Miriam is a typical student at Columbia University: a young woman who seeks truth. She walked away from that conversation with Prof. Kitcher more determined than ever to find truth. By the end of the Veritas Forum, she found Jesus, realizing that He is the Truth. Here is her story:

I was educated in Jewish day schools and in fifth grade became committed to the observance of Rabbinic Jewish law. My favorite subjects were math and Talmud. In high school, the intellectual foundation for my Orthodox beliefs started to fall apart. At the same time, my source of spiritual inspiration came from reading books by C. S. Lewis and from writing poetry. Though I was still very committed to the study and practice of Jewish law, I was equally engaged in constructing my own religious philosophy that would include a place for Gentiles. I was also spiritually experimenting with the morality and faith I had discovered in Lewis’ writings.

Reading the Book of Matthew for a freshman seminar brought the story of Jesus to my attention for the first time. After initially evaluating Jesus as a Jewish prophet, I read more of Lewis’ theology in order to understand the Christian claim about his divinity. After much prayer and reflection, I put my faith in God’s incarnation as Jesus Christ. I trusted that God’s redemptive work through Christ would cure my moral lapses and perfect me in the ways I couldn’t perfect myself.

Thanks to this new faith, I experienced a change of heart that quite surprised me. Deep compassion entered my relationships, especially toward the poor and homeless; my prayer life soared, filling me with constant joy; temptations I had long struggled with disappeared. On campus, I remained attached to the Orthodox Jewish community while seeking out Christian fellowship and exploring different Christian denominations.
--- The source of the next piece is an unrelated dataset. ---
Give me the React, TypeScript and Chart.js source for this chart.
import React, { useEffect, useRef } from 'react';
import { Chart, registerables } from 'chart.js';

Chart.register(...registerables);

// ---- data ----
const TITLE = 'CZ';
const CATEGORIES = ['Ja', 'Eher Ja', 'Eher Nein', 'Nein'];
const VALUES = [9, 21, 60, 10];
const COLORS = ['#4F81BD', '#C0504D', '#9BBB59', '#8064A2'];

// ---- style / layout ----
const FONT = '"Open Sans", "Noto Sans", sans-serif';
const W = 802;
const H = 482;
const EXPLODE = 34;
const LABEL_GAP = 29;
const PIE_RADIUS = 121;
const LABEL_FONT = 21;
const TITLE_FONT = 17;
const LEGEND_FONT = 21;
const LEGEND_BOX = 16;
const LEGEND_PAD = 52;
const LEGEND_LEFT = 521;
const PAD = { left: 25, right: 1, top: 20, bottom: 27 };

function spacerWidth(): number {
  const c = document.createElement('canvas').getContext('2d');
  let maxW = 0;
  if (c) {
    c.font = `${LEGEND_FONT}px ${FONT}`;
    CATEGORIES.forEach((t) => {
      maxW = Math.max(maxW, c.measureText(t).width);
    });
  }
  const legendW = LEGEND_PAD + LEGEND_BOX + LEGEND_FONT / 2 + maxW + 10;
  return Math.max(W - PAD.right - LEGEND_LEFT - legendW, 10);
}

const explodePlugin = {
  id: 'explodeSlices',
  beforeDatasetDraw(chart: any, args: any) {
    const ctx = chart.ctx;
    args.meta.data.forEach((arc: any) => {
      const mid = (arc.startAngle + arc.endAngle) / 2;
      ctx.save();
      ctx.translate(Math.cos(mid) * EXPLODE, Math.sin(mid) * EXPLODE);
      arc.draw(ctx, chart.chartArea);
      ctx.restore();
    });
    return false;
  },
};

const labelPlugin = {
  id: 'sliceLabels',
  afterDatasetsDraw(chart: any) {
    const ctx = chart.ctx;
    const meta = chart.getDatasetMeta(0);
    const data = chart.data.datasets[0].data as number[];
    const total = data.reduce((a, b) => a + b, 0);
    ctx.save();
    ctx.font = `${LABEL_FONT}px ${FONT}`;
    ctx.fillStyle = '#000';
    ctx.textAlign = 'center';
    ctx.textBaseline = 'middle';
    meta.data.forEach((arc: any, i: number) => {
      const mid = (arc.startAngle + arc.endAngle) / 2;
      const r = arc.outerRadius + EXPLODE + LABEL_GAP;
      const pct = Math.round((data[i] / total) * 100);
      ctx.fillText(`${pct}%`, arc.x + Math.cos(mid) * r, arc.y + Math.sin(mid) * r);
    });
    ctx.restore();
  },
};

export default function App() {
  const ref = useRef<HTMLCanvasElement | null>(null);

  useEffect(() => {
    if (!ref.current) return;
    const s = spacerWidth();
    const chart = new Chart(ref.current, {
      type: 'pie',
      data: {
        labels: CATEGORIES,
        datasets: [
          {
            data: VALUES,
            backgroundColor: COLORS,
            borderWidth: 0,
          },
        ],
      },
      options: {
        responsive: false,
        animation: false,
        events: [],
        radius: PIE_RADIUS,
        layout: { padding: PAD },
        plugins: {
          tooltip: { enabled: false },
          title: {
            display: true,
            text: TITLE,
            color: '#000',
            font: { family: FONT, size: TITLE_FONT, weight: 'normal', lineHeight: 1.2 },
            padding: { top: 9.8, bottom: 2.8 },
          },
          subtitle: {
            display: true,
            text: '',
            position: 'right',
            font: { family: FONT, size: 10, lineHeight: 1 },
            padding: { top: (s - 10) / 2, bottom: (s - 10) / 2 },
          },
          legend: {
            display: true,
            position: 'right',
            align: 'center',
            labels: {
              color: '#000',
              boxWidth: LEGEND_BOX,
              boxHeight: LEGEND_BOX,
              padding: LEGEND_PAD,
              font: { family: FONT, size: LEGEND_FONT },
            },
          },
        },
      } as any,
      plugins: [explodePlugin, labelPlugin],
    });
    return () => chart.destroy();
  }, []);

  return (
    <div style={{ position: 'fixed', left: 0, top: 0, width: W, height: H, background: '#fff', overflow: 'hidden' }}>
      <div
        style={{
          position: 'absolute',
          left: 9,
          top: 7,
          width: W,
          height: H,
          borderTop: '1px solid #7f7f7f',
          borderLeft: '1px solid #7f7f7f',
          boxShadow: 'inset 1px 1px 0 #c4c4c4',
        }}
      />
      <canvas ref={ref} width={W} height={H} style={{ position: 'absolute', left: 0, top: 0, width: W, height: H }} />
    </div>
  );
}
Despite the effects of Christ on my life, a few months later my Christological theology, being insufficiently nuanced, suffered a devastating crisis which forced me to abandon my faith in Christ’s divinity. Internally broken, I struggled for a year to redefine my religious identity. I switched from Orthodox to Conservative Judaism, finding the latter more intellectually consistent and philosophically open. Embracing fully the academic study of religious texts, I slowly exchanged all my spiritual convictions for symbolic constructs, while remaining attached to Jewish practice for the sake of community and tradition.

The spiritual void within me kept longing for Christ’s loving presence but my Jewish theology, as well as my general skepticism, made faith in a Christ who wasn’t God seem either idolatrous or foolish. On Yom Kippur Eve I promised the Biblical God, whom I accepted only as a symbol, not to go to church or pray in Jesus’ name for at least a year. A few weeks later, I realized I could no longer endure without an actual God whom I could praise and adore.

After sincere prayer, God restored my faith in him and began to guide once more my spiritual quest. After a month of introspection, I succumbed to my longing for Christ and violated the promises I had made on Yom Kippur Eve. Through studying the New Testament in a college setting, through doing charity knowingly inspired by Christ’s love, through befriending intelligent and ethical Christians, I became convinced that my religious identity, both as a Jew and as a human being must include Jesus in some way. Yet while my heart increasingly rejoiced in Christ’s growing nearness, my recurrent skepticism prevented me from intellectual acquiescence to the truth of the Christian story. I thought I could accept Jesus merely as a moral hero, religious symbol, and perhaps a vague spiritual force, and yet gain the benefits of his transforming love.

The night after the second Veritas Forum, God’s offer of the covenant in Christ’s blood became overwhelmingly clear to me, and I finally embraced it both in heart and mind. Two things stood out about Dr. William Dembski during his debate with an evolutionary chemist: 1) The intellectual rigor with which he approached his scientific theory, including his honest admission that “there is a leap of faith from the Designer of the Intelligent Design Theory to the God of a theistic faith like Christianity.”

2) The humility and sincerity of his Christian faith, which illuminated his whole demeanor.

Together, these two facts suggested to me the possibility of being an intellectually honest scientist while at the same time having true confidence in the transforming and regenerating faith of Christ. Not only does faith in my Lord and Savior Jesus Christ renew and refine my relationship with God, strengthen my ethical commitments, and fill me with daily gratitude and joy, but this faith also has given me a truly fulfilled Jewish identity. As part of Messianic Israel, I now can accept Christian Gentiles, both theologically and practically, as heirs of God’s kingdom and members of my spiritual family.